#### [Challenge]
Retype, exactly as they stand, the lines from the start of the data to the line that contains "color=blue, ms=5, zorder=3)", both ends included. Leave the pictures out.

#### [Dataset content]

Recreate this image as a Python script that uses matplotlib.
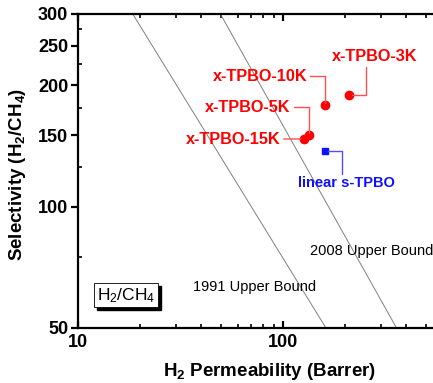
import matplotlib
matplotlib.use("Agg")
import matplotlib.pyplot as plt
from matplotlib.ticker import FixedLocator, NullFormatter
from matplotlib.transforms import offset_copy

plt.rcParams["font.family"] = ["Liberation Sans", "DejaVu Sans"]
plt.rcParams["mathtext.default"] = "regular"

# Data (H2 permeability in Barrer, H2/CH4 selectivity)
labels = ["x-TPBO-3K", "x-TPBO-10K", "x-TPBO-5K", "x-TPBO-15K"]
perm = [210, 160, 134, 126]
sel = [189, 178, 150, 147]

linear_label = "linear s-TPBO"
linear_perm = [161]
linear_sel = [137]

# Robeson upper bounds, end points
ub1991_perm = [18.5, 162]
ub1991_sel = [300, 50]
ub2008_perm = [49.5, 358]
ub2008_sel = [300, 50]

y_major = [50, 100, 150, 200, 250, 300]
y_minor = [75, 125, 175, 225, 275]
x_major = [10, 100, 1000]
x_minor = [20, 30, 40, 50, 60, 70, 80, 90, 200, 300, 400, 500, 600, 700, 800, 900]

red = "#ff0000"
blue = "#1010ff"

fig = plt.figure(figsize=(4.33, 3.83), dpi=100)
ax = fig.add_axes([78 / 433, 55 / 383, 410 / 433, 314 / 383])
ax.set_xscale("log")
ax.set_yscale("log")
ax.set_xlim(10, 1000)
ax.set_ylim(50, 300)

# Upper bound lines
ax.plot(ub1991_perm, ub1991_sel, color="#808080", lw=0.7)
ax.plot(ub2008_perm, ub2008_sel, color="#808080", lw=0.7)
ax.text(36.5, 63.3, "1991 Upper Bound", fontsize=10.5, va="center")
ax.text(135.5, 77.6, "2008 Upper Bound", fontsize=10.5, va="center")

# Points
ax.plot(perm, sel, "o", color=red, ms=6, zorder=3)
ax.plot(linear_perm, linear_sel, "s", color=blue, ms=5, zorder=3)

# Labels with leader lines (offsets in points)
offsets = [(18.7, 27.4), (-46.8, 20.9), (-43.9, 20.2), (-50.4, 0)]
styles = [
    ((0.39, 0), "angle,angleA=90,angleB=0,rad=0"),
    ((1, 0.5), "angle,angleA=0,angleB=90,rad=0"),
    ((1, 0.5), "angle,angleA=0,angleB=90,rad=0"),
    ((1, 0.5), "arc3"),
]
for lab, px, sy, off, (rel, cs) in zip(labels, perm, sel, offsets, styles):
    ax.annotate(lab, (px, sy), xytext=off, textcoords="offset points",
                ha="center", va="center", color=red, fontsize=11.7, fontweight="bold",
                arrowprops=dict(arrowstyle="-", color="#ff5050", lw=1.0,
                                relpos=rel, shrinkA=0, shrinkB=2,
                                connectionstyle=cs))

ax.annotate(linear_label, (linear_perm[0], linear_sel[0]), xytext=(15.1, -23),
            textcoords="offset points", ha="center", va="center",
            color=blue, fontsize=10.5, fontweight="bold",
            arrowprops=dict(arrowstyle="-", color="#5050ff", lw=1.0,
                            relpos=(0.455, 1), shrinkA=0, shrinkB=2,
                            connectionstyle="angle,angleA=90,angleB=0,rad=0"))

# Boxed gas pair label with shadow
shadow_tr = offset_copy(ax.transAxes, fig=fig, x=3, y=-3, units="dots")
ax.text(0.117, 0.104, "H$_2$/CH$_4$", transform=shadow_tr, fontsize=12.5,
        ha="center", va="center", color="black",
        bbox=dict(boxstyle="square,pad=0.15", fc="black", ec="black"))
ax.text(0.117, 0.104, "H$_2$/CH$_4$", transform=ax.transAxes, fontsize=12.5,
        ha="center", va="center", color="black",
        bbox=dict(boxstyle="square,pad=0.15", fc="white", ec="black", lw=0.6))

# Axes styling
for s in ax.spines.values():
    s.set_linewidth(1.6)

ax.xaxis.set_major_locator(FixedLocator(x_major))
ax.xaxis.set_minor_locator(FixedLocator(x_minor))
ax.xaxis.set_minor_formatter(NullFormatter())
ax.set_xticklabels([str(v) for v in x_major])
ax.yaxis.set_major_locator(FixedLocator(y_major))
ax.yaxis.set_minor_locator(FixedLocator(y_minor))
ax.yaxis.set_minor_formatter(NullFormatter())
ax.set_yticklabels([str(v) for v in y_major])

ax.tick_params(axis="x", which="both", direction="in", top=True, bottom=True,
               labelsize=13, pad=4)
ax.tick_params(axis="x", which="major", length=5, width=1.6)
ax.tick_params(axis="x", which="minor", length=3, width=1.2)
ax.tick_params(axis="y", which="major", direction="out", length=5, width=1.6,
               labelsize=13, pad=2)
ax.tick_params(axis="y", which="minor", direction="in", length=3, width=1.2)
for t in ax.get_xticklabels() + ax.get_yticklabels():
    t.set_fontweight("bold")

ax.set_xlabel("H$_2$ Permeability (Barrer)", fontsize=13.5, fontweight="bold")
ax.xaxis.set_label_coords(0.468, -0.105)
ax.set_ylabel("Selectivity (H$_2$/CH$_4$)", fontsize=13.5, fontweight="bold")
ax.yaxis.set_label_coords(-0.123, 0.49)

fig.savefig("out.png", dpi=100)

#### [Exercise output]
Recreate this image as a Python script that uses matplotlib.
import matplotlib
matplotlib.use("Agg")
import matplotlib.pyplot as plt
from matplotlib.ticker import FixedLocator, NullFormatter
from matplotlib.transforms import offset_copy

plt.rcParams["font.family"] = ["Liberation Sans", "DejaVu Sans"]
plt.rcParams["mathtext.default"] = "regular"

# Data (H2 permeability in Barrer, H2/CH4 selectivity)
labels = ["x-TPBO-3K", "x-TPBO-10K", "x-TPBO-5K", "x-TPBO-15K"]
perm = [210, 160, 134, 126]
sel = [189, 178, 150, 147]

linear_label = "linear s-TPBO"
linear_perm = [161]
linear_sel = [137]

# Robeson upper bounds, end points
ub1991_perm = [18.5, 162]
ub1991_sel = [300, 50]
ub2008_perm = [49.5, 358]
ub2008_sel = [300, 50]

y_major = [50, 100, 150, 200, 250, 300]
y_minor = [75, 125, 175, 225, 275]
x_major = [10, 100, 1000]
x_minor = [20, 30, 40, 50, 60, 70, 80, 90, 200, 300, 400, 500, 600, 700, 800, 900]

red = "#ff0000"
blue = "#1010ff"

fig = plt.figure(figsize=(4.33, 3.83), dpi=100)
ax = fig.add_axes([78 / 433, 55 / 383, 410 / 433, 314 / 383])
ax.set_xscale("log")
ax.set_yscale("log")
ax.set_xlim(10, 1000)
ax.set_ylim(50, 300)

# Upper bound lines
ax.plot(ub1991_perm, ub1991_sel, color="#808080", lw=0.7)
ax.plot(ub2008_perm, ub2008_sel, color="#808080", lw=0.7)
ax.text(36.5, 63.3, "1991 Upper Bound", fontsize=10.5, va="center")
ax.text(135.5, 77.6, "2008 Upper Bound", fontsize=10.5, va="center")

# Points
ax.plot(perm, sel, "o", color=red, ms=6, zorder=3)
ax.plot(linear_perm, linear_sel, "s", color=blue, ms=5, zorder=3)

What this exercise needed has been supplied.